I've read the book (the pre-release and the final release) and it is currently the best Swift book I've read. For a book author, it is probably always difficult to decide which topics to include and which to leave out, and then how much time to spend on a given topic. Advanced Swift does really well here. They explain some of the most-used concepts in Swift in a very detailed way (like Collections, Optionals, Protocols, or Value Types) but also include a couple of advanced topics which you might run into less often, but which are usually complicated and error prone to get right (like using C libraries or String internals). Highly recommended, great book.

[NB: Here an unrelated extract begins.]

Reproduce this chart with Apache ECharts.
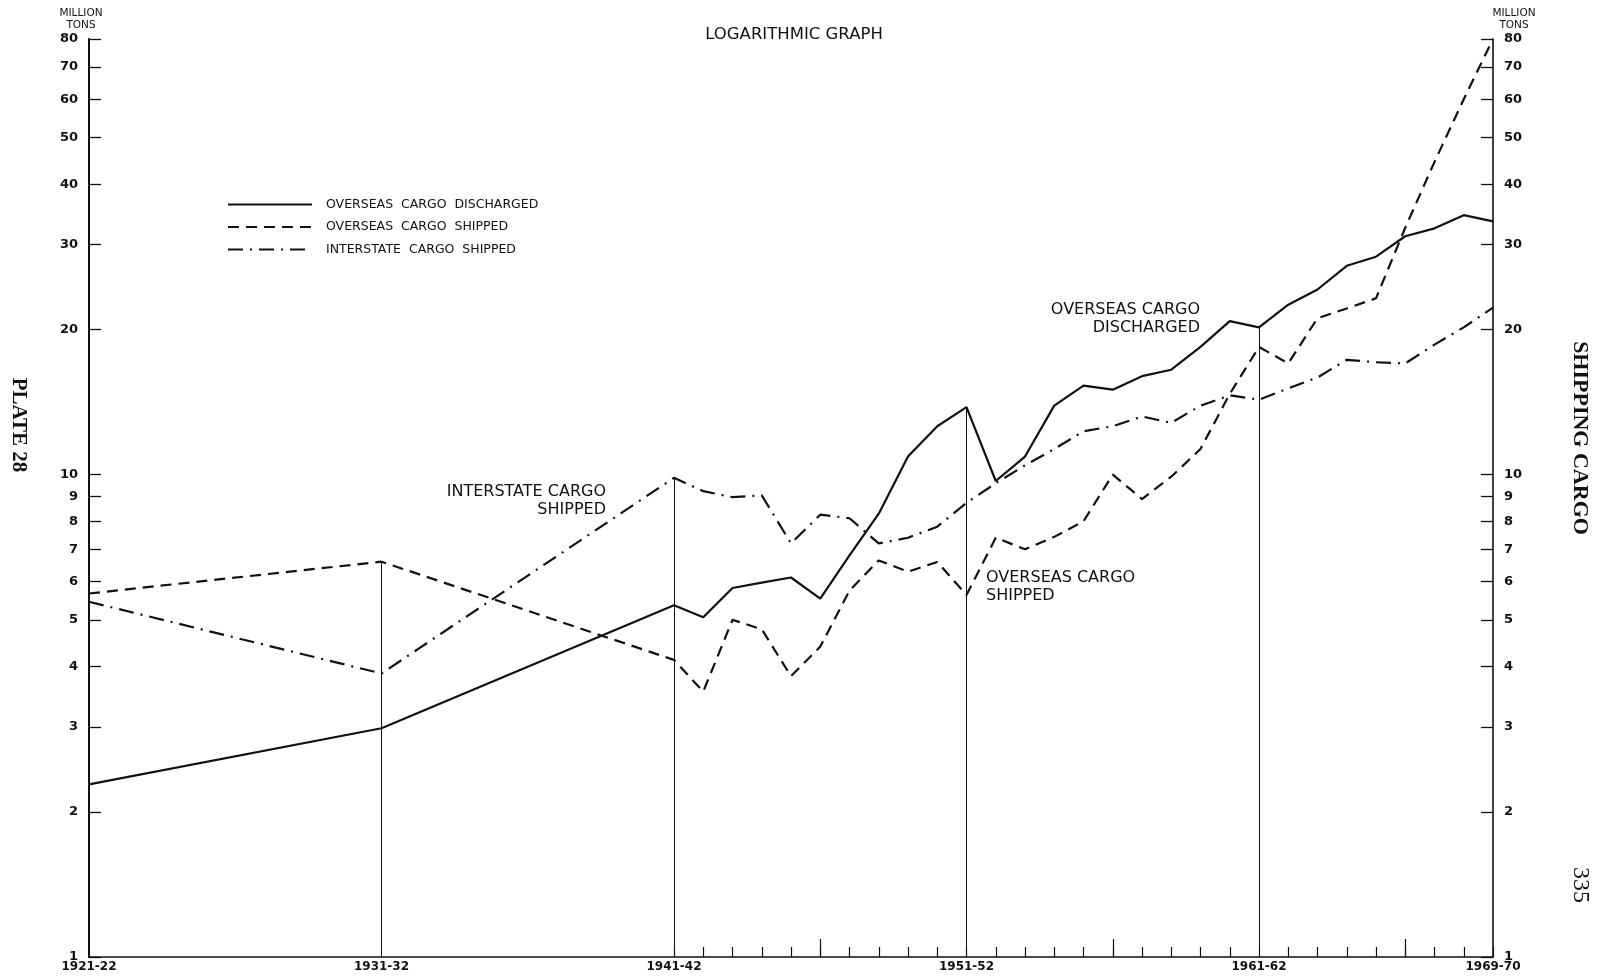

Interesting. Amazon is a bit unpredictable with pricing. The advantage of the digital edition is that you will get updates whenever we change something. We've done that for the past 1.5 years with the Functional Swift book =).
We just finished our book on Advanced Swift, and I think you folks are the perfect crowd. There's also an online preview =). Let me know if you have any questions!
This book goes WAY deeper into the patterns and corner cases of the current language implementations. Like the title says Advanced Swift, ie the book you should read after reading the book from Apple. It does a fantastic job of explaining not only how you might use the features in swift but the effects and patterns features might cause you to use. I say patterns but it's not a design pattern type of book but a advanced language type of book.
The other comment in this thread explains it really well. Another point of view: Apple's book is targeted at all sorts of developers, from complete novices to people who've written ObjC for two decades. We target advanced developers, and assume that you are already a professional developer. That allows us to dive much deeper!
I'd highly recommend getting the bundle with Core Data - I read Core Data a month ago, and it was, without exaggeration, the most practically helpful programming book I have ever read. The sample project and explanations are saving me days if not weeks of learning things "the hard way". Huge props to the authors.
This looks great, I'm definitely buying this book. Does anyone have a good book recommendation focused on advanced iOS user interface development?
I'm starting to do programmatic layouts in code for my side projects and I think there are huge advantages to building user interfaces in code, but everyone seems to just do storyboards. Instead of waiting for Apple to release nice abstractions like UIStackView, in code you can create your own layout abstractions the way you'd like. There seems to be close to no content based around this unfortunately.